In my just-posted Pig review I asked if HE Patreon subscribers recall a recent (7.27) riff about “how the most interesting films focus on invisible things.” For elaboration’s sake, I’m going to violate the Patreon sanctity and re-post part of that article:
“Most of us are attuned only to life’s tangibles — food, shelter, warmth, money, clothing, pets, guns, cars, shoes, homes, furniture, trees, hills, mountains, oceans, swimming pools, sailboats. Things we can see, touch, smell, eat, wear, boast about and dive into.
“But others, fortunately, are also mindful and in some cases stirred or motivated by invisible things — thoughts, feelings, spirits, ghosts, dreams, intuitions, morality, melancholy, premonitions, memories.

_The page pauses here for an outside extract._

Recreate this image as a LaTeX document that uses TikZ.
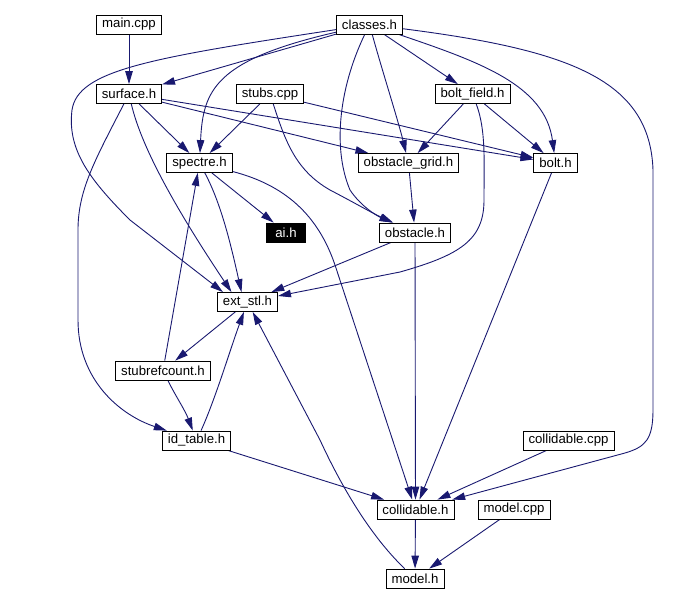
\documentclass[tikz,border=0pt]{standalone}
\usepackage{fontspec}
\setmainfont{Liberation Sans}
\usetikzlibrary{arrows.meta}
\pgfdeclarelayer{bg}
\pgfsetlayers{bg,main}
\definecolor{incblue}{HTML}{191970}

\begin{document}
\begin{tikzpicture}[x=1pt, y=-1pt,
    filebox/.style = {draw = black, line width=0.8pt, fill=white, inner xsep=5.5pt, inner ysep=0pt,
                      minimum height=19pt, minimum width=39pt, font=\fontsize{13.2}{15}\selectfont},
    incl/.style = {color = incblue, fill=none, line width=0.9pt, -{Triangle[length=13pt, width=7.5pt]}}]
  \useasboundingbox (0,0) rectangle (680,603);
      \node [filebox] (main) at (129,24.5) {main.cpp};
      \node [filebox] (cls) at (369.5,24.5) {classes.h};
      \node [filebox] (surf) at (129,94) {surface.h};
      \node [filebox] (stubs) at (270,94) {stubs.cpp};
      \node [filebox] (bfld) at (472.5,94) {bolt\_field.h};
      \node [filebox] (spec) at (199.5,163) {spectre.h};
      \node [filebox] (ogrid) at (408.5,163) {obstacle\_grid.h};
      \node [filebox] (bolt) at (555.5,163) {bolt.h};
      \node [filebox, fill=black, text=white] (ai) at (286,232.5) {ai.h};
      \node [filebox] (obst) at (415,232.5) {obstacle.h};
      \node [filebox] (ext) at (247.5,302) {ext\_stl.h};
      \node [filebox] (sref) at (163,370.5) {stubrefcount.h};
      \node [filebox] (idt) at (196.5,440.5) {id\_table.h};
      \node [filebox] (ccpp) at (568.5,440.5) {collidable.cpp};
      \node [filebox] (coll) at (415.5,509.5) {collidable.h};
      \node [filebox] (mcpp) at (514,509.5) {model.cpp};
      \node [filebox] (model) at (415,578.5) {model.h};
%      \draw [help lines] (0,0) grid[step=50] (680,603);
      \begin{pgfonlayer}{bg}
        \draw [incl] (main) -- (surf);
        \draw [incl] (cls) -- (surf);
        \draw [incl] (cls) .. controls (150,58) and (78,70) .. (72,110)
                           .. controls (67,150) and (90,180) .. (130,220)
                           -- ([xshift=6pt]ext.north west);
        \draw [incl] (cls) .. controls (215,60) and (203,90) .. (spec);
        \draw [incl] (cls) .. controls (338,90) and (333,150) .. (350,190)
                           .. controls (360,205) and (375,215) .. (obst);
        \draw [incl] (cls) .. controls (382,70) and (398,120) .. (ogrid);
        \draw [incl] (cls) -- (bfld);
        \draw [incl] (cls) .. controls (480,62) and (545,85) .. (bolt);
        \draw [incl] (cls) .. controls (570,50) and (650,80) .. (653,170) -- (653,410)
                           .. controls (653,440) and (645,447) .. (625,453) -- (coll);
        \draw [incl] (surf) -- (spec);
        \draw [incl] (surf) -- (ogrid);
        \draw [incl] (surf) -- (bolt);
        \draw [incl] (surf) .. controls (142,150) and (180,215) .. ([xshift=-16pt]ext.north);
        \draw [incl] (surf) .. controls (95,160) and (78,190) .. (78,230) -- (78,320)
                            .. controls (78,380) and (120,415) .. (idt);
        \draw [incl] (stubs) -- (spec);
        \draw [incl] (stubs) .. controls (285,140) and (295,170) .. (330,190)
                             .. controls (355,203) and (372,213) .. (obst);
        \draw [incl] (stubs) -- (bolt);
        \draw [incl] (bfld) -- (ogrid);
        \draw [incl] (bfld) -- (bolt);
        \draw [incl] (bfld) .. controls (486,130) and (484,160) .. (484,200)
                            .. controls (484,240) and (460,255) .. (400,272) -- (ext);
        \draw [incl] (spec) -- (ai);
        \draw [incl] (spec) .. controls (222,205) and (232,250) .. ([xshift=-6pt]ext.north);
        \draw [incl] (spec) .. controls (285,185) and (318,215) .. (335,265) -- (coll);
        \draw [incl] (ogrid) -- (obst);
        \draw [incl] (obst) -- (ext);
        \draw [incl] (obst) -- (coll);
        \draw [incl] (bolt) -- (coll);
        \draw [incl] (ext) -- (sref);
        \draw [incl] (sref) -- (spec);
        \draw [incl] (sref) .. controls (175,395) and (185,410) .. (idt);
        \draw [incl] (idt) .. controls (215,400) and (230,350) .. (ext);
        \draw [incl] (idt) -- (coll);
        \draw [incl] (ccpp) -- (coll);
        \draw [incl] (coll) -- (model);
        \draw [incl] (mcpp) -- (model);
        \draw [incl] (model) .. controls (380,545) and (350,505) .. (320,440) -- (ext);
      \end{pgfonlayer}
\end{tikzpicture}
\end{document}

“Any filmmaker can focus on the tangibles. Most of them do, in fact. Movies that are strictly about tangibles are ‘mulch’ movies, a term that I defined earlier this month. Mulch is the source of our shared Hollywood ennui…the muck at the bottom of the dried-up lake…the disease that keeps on infecting…the gas that fills the room.
“Except for a smattering of elite, award-season stand-alones (or festival movies) and select forthcoming streamers like HBO’s Scenes From A Marriage (Bergman remake), Hollywood makes almost nothing but mulch these days. The streaming + re-emerging feature realm is flooded with mulch…empty, inane, meaningless, spirit-less, jizz-whiz “content” crapola that nobody wants to see or cares about, but they’re made anyway because the zone-outs and knuckle-draggers need stuff to watch.
“But only serious directors are able to convey or dramatize the presence of invisible things. The finest films are actually concerned with a mixture of tangible things, which is natural and inevitable in any corner of life, but are driven by the invisibles.”